Earlier on, back when he was a computer programmer, Anderson was hardly the most obvious budding messiah, either. He wasn’t an eco-warrior or a political activist, but a loner whose only qualifications to be The One were his unspecified cyber-crimes and his niggling sense that his existence wasn’t everything it was cracked up to be. “You’ve felt it your entire life,” purrs Morpheus (Anderson himself says very little), “that there’s something wrong with the world. You don’t know what it is, but it’s there, like a splinter in your mind, driving you mad.”

It’s this attitude which now seems so antiquated - so glaringly late-20th Century. Anderson isn’t kept awake at night by war or climate change or the rise of fascism. He isn’t campaigning for equal rights - and he certainly isn’t doing any Kung-fu practice. He’s a white-collar worker whose most pressing problem is a slight dissatisfaction with ordinary office life. He is, fundamentally, a less witty brother of Chandler Bing from Friends. And they have plenty of other brothers. One is the unnamed narrator (Edward Norton) of Fight Club. The other is Peter Gibbons (Ron Livingston), a disgruntled software programmer in Mike Judge’s cult comedy, Office Space. Both of those films came out in 1999, as The Matrix did. And as different as the three of them may appear, they all share a theme whose prevalence in 1990s pop culture culminated with the debut of the BBC2 sitcom The Office, in July 2001. The theme is that being a handsome, middle-class, thirtysomething professional is ultimately not very fulfilling. The Matrix may allude to Alice in Wonderland and The Wizard of Oz, to Jean Baudrillard and Jesus, but its central thesis is right there on the Office Space poster: “Work Sucks”.

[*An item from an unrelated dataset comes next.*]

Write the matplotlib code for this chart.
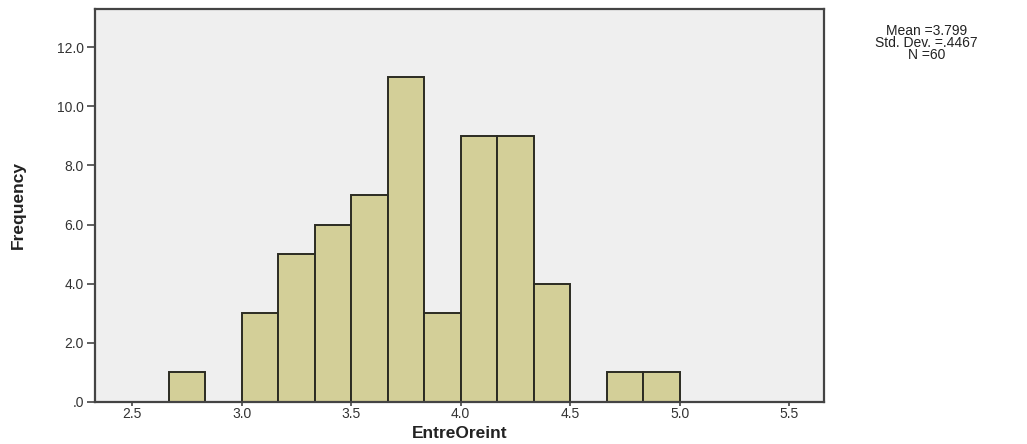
import numpy as np
import matplotlib.pyplot as plt

# histogram of EntreOreint (bin width 1/6)
bin_edges = [8/3, 17/6, 3.0, 19/6, 10/3, 3.5, 11/3, 23/6, 4.0, 25/6, 13/3, 4.5, 14/3, 29/6, 5.0]
counts = [1, 0, 3, 5, 6, 7, 11, 3, 9, 9, 4, 0, 1, 1]
y_ticks = [0, 2, 4, 6, 8, 10, 12]
y_tick_labels = [".0", "2.0", "4.0", "6.0", "8.0", "10.0", "12.0"]
x_ticks = [2.5, 3.0, 3.5, 4.0, 4.5, 5.0, 5.5]
stats_text = "Mean =3.799\nStd. Dev. =.4467\nN =60"

plt.rcParams["font.family"] = ["Liberation Sans", "DejaVu Sans"]

fig = plt.figure(figsize=(10.27, 4.44), dpi=100)
ax = fig.add_axes([0.0925, 0.095, 0.71, 0.885])
ax.set_facecolor("#efefef")

lefts = np.array(bin_edges[:-1])
widths = np.diff(bin_edges)
ax.bar(lefts, counts, width=widths, align="edge", color="#d3cf98",
       edgecolor="#2b2b22", linewidth=1.4)

ax.set_xlim(2.33, 5.66)
ax.set_ylim(0, 13.3)
ax.set_yticks(y_ticks)
ax.set_yticklabels(y_tick_labels)
ax.set_xticks(x_ticks)
ax.set_xticklabels([f"{t:.1f}" for t in x_ticks])
ax.tick_params(axis="both", colors="#444444", labelcolor="#333333",
               labelsize=10, width=1.2)
ax.tick_params(axis="x", length=3, pad=1)
ax.tick_params(axis="y", length=6, pad=2)
for s in ax.spines.values():
    s.set_color("#444444")
    s.set_linewidth(1.6)

ax.set_xlabel("EntreOreint", fontsize=12.5, fontweight="bold", color="#222222",
              labelpad=3)
ax.set_ylabel("Frequency", fontsize=12.5, fontweight="bold", color="#222222",
              labelpad=22)

fig.text(0.902, 0.903, stats_text, ha="center", va="center", fontsize=10,
         color="#222222", linespacing=0.85)

fig.savefig("out.png", dpi=100)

For the post-Matrix generation, being bored by well-paid regular employment has become the dream, not the nightmare

One of the many elements that the Wachowskis’ film has in common with Office Space and Fight Club is a sequence you could call ‘The Office-Worker’s Rampage’. In Office Space, Peter and his friends ritually smash up a defective printer with a baseball bat. In Fight Club, the anti-hero razes a dozen tower blocks in a financial district. In The Matrix, the evil Agent Smith (Hugo Weaving) interrogates Morpheus - not in an underground lair or an orbiting spacecraft, but, tellingly, in a corporate skyscraper. By this time, Reeves’ character is no longer Thomas A Anderson, the programmer who was told off by his boss for arriving late for work. He has been reborn as Neo, a gun-toting, shades-wearing avenger who strides into the skyscraper’s lobby, accompanied by a superhumanly flexible Amazonian woman in skin-tight black plastic, and then acrobatically slaughters the building’s security guards (there are a lot of innocent bystanders killed in The Matrix), before wrecking the place with a bomb and a helicopter gunship.

It’s an exemplary male power fantasy, precision-engineered to flatter any man in a nine-to-five cubicle job who feels, as Anderson’s boss says of him, “that you are special, that somehow the rules do not apply to you”. But it’s a fantasy that now seems sweetly naïve and old-fashioned. For the post-Matrix generation, being bored by well-paid regular employment has become the dream, not the nightmare. Anderson’s salaryman ennui seems piffling in the wake of the 9/11 attacks, the many terrorist outrages that followed, the wars in the Middle East, the 2008 financial crisis, and the ongoing litany of environmental catastrophes.

Some or all of these issues rumble beneath the surface of most recent science-fiction movies: the likes of Children of Men, Interstellar and Arrival are fuelled by our fears of global conflict and ecological collapse. But in 1999, The Matrix was more interested in how dull it could be to sit comfortably in front of a computer all day. And that’s why, for all of its stylistic and technical innovations, it now comes across as a monument to Generation X self-pity: a time capsule buried in a more innocent, complacent era. Released seven years after Francis Fukuyama’s The End of History and the Last Man argued that the world had reached a point of indefinite stability, The Matrix took a similar view. The machines chose the late-1990s as the setting for their virtual reality simulation, explains Agent Smith, because that period was “the peak of your civilisation”. There’s not much chance that a sci-fi villain would say that about 2019.

This article has been amended to remove a line referring to the character Neo as a ‘white male saviour’. The actor Keanu Reeves has mixed-race ancestry.